Only the lines from the one containing "Write a Python" through the one containing "from bokeh.resources import INLINE" are wanted. Give them again exactly, both ends included.

* start Material provided *

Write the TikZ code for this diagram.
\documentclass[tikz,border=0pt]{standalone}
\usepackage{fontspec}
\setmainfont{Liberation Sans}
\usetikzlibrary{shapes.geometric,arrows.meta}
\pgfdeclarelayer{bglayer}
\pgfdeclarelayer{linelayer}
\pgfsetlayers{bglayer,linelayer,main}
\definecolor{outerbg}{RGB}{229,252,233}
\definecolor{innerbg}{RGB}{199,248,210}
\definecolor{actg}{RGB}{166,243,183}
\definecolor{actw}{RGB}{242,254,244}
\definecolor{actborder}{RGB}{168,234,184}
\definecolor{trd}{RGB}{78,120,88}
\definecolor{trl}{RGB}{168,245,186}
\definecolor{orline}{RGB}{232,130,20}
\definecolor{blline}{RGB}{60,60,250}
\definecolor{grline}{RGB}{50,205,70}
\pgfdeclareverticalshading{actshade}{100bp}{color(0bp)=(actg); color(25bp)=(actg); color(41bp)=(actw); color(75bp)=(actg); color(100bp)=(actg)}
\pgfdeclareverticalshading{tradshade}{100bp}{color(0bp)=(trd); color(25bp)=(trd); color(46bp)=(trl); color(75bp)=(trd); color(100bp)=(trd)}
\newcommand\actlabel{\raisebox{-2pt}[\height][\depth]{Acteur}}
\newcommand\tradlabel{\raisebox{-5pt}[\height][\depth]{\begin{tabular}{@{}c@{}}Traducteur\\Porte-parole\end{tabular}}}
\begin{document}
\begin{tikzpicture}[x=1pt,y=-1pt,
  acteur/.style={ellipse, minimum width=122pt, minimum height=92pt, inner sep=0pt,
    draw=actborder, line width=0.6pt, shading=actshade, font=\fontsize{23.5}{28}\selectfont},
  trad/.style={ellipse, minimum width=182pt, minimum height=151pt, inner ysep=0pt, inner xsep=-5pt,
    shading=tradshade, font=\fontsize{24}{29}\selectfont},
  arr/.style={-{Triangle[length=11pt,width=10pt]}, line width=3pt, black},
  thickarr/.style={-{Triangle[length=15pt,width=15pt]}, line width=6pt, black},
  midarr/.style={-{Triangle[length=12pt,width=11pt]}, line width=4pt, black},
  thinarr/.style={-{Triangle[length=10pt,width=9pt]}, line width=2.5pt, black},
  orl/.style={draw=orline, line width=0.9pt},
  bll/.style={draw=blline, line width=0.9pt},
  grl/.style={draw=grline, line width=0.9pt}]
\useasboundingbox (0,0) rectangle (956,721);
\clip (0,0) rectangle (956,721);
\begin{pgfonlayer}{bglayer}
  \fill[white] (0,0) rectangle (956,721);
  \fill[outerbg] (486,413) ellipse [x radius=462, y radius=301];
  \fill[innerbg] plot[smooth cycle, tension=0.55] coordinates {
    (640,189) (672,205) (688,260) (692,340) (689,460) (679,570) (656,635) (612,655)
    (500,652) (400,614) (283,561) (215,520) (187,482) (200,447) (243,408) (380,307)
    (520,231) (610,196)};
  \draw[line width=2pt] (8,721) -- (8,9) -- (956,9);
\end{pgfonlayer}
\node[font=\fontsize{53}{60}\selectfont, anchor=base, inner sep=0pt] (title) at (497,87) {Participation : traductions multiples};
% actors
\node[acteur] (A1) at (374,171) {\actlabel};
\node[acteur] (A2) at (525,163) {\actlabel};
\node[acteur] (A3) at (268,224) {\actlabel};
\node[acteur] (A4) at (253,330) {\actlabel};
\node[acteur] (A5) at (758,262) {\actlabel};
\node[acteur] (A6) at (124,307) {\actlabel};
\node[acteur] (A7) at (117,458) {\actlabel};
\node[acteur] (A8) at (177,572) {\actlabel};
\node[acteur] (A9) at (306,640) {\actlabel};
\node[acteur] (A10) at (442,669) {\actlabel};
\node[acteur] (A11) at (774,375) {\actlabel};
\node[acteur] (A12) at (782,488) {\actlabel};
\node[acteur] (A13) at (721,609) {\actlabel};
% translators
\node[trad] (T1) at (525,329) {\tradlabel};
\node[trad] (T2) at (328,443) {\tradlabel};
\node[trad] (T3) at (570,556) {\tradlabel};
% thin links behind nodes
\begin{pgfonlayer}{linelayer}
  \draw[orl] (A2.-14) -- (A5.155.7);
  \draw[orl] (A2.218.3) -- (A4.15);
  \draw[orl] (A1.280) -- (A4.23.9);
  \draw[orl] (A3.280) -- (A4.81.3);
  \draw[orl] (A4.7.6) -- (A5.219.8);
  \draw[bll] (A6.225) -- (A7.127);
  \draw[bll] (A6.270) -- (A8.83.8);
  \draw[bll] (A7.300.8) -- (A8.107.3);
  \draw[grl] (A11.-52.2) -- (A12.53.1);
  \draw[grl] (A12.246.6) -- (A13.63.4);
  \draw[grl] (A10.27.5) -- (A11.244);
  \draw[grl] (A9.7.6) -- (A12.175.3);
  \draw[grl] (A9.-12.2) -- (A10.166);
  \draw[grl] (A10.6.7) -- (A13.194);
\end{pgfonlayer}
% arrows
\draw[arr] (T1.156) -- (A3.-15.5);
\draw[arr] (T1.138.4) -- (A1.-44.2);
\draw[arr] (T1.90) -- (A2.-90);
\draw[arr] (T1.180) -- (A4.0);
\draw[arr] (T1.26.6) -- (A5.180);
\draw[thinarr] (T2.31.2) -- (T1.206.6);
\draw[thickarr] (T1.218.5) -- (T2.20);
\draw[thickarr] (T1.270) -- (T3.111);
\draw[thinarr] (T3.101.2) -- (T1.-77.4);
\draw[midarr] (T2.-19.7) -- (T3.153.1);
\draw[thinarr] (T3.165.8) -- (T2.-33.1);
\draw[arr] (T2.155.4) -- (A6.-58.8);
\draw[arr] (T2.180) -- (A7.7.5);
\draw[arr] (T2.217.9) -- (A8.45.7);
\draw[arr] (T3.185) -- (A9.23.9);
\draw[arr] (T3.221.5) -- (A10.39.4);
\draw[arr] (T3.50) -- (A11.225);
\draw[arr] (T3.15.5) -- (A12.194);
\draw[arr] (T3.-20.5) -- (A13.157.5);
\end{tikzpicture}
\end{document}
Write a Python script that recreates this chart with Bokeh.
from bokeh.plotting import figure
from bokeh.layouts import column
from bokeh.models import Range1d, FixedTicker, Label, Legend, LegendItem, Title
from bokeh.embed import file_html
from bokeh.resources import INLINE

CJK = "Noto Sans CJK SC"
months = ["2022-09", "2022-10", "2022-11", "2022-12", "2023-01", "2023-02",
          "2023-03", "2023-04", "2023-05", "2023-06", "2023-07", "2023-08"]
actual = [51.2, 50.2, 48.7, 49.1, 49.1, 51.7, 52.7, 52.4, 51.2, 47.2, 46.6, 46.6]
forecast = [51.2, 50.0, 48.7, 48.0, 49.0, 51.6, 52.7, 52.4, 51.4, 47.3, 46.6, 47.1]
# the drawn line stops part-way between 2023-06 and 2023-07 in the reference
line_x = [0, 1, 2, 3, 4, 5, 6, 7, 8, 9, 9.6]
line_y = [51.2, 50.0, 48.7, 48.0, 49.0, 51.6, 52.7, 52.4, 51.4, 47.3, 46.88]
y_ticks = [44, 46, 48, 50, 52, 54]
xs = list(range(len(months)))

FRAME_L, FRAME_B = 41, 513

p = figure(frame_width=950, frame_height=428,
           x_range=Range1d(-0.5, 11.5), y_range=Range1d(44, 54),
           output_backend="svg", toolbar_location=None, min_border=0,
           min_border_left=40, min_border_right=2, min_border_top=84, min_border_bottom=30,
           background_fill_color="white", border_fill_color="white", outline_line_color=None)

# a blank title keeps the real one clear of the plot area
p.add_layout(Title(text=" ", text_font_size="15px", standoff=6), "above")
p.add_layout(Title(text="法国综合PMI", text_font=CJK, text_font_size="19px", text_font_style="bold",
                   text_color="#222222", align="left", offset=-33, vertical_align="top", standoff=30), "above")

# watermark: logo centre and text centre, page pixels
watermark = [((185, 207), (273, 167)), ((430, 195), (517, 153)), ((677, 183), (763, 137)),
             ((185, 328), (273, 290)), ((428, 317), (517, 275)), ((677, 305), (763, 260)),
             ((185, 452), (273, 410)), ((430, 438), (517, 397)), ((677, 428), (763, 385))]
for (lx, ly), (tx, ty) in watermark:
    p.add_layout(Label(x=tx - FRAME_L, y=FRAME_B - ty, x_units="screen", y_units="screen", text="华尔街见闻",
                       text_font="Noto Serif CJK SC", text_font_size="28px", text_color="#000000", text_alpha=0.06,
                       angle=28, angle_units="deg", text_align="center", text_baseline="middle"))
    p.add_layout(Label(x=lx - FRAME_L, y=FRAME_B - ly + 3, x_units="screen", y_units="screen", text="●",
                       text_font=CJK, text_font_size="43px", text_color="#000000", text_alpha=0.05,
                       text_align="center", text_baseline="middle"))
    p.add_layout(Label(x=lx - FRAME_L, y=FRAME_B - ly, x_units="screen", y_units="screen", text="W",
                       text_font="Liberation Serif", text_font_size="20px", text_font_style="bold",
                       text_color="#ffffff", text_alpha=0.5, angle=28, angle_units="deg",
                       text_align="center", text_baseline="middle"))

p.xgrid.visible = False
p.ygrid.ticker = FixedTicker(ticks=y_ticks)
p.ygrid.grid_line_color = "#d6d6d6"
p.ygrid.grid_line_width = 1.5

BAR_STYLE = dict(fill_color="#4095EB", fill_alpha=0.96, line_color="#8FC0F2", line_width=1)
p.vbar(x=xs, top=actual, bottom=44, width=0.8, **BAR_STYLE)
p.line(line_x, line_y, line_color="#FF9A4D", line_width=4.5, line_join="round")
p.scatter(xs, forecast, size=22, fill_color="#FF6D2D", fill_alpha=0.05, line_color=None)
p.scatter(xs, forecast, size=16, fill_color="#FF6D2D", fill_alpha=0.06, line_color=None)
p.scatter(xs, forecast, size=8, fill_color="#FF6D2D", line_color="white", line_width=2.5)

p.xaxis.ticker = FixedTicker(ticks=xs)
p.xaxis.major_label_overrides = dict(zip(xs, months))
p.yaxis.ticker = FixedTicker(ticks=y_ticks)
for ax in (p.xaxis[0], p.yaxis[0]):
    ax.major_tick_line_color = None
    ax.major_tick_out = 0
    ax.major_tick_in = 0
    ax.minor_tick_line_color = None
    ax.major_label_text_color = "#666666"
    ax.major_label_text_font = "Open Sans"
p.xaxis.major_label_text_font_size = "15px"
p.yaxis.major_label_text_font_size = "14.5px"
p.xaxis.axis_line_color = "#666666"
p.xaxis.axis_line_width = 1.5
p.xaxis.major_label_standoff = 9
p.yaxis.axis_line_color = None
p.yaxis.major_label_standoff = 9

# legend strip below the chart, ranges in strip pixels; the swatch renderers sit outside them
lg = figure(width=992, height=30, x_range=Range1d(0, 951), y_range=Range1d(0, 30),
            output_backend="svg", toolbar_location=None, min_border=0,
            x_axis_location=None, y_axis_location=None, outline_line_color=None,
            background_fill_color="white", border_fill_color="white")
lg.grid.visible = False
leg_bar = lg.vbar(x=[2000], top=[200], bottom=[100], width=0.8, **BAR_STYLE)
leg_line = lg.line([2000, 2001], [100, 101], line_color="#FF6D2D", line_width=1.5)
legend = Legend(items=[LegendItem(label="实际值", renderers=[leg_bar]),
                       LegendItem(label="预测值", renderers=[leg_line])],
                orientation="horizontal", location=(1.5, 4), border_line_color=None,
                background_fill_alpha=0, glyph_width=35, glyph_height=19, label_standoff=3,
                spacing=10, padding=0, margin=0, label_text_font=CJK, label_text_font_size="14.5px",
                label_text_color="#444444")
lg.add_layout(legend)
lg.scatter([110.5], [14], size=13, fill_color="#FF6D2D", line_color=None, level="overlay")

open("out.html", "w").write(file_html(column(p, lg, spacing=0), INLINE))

* end Material provided *

## Exercise output
Write a Python script that recreates this chart with Bokeh.
from bokeh.plotting import figure
from bokeh.layouts import column
from bokeh.models import Range1d, FixedTicker, Label, Legend, LegendItem, Title
from bokeh.embed import file_html
from bokeh.resources import INLINE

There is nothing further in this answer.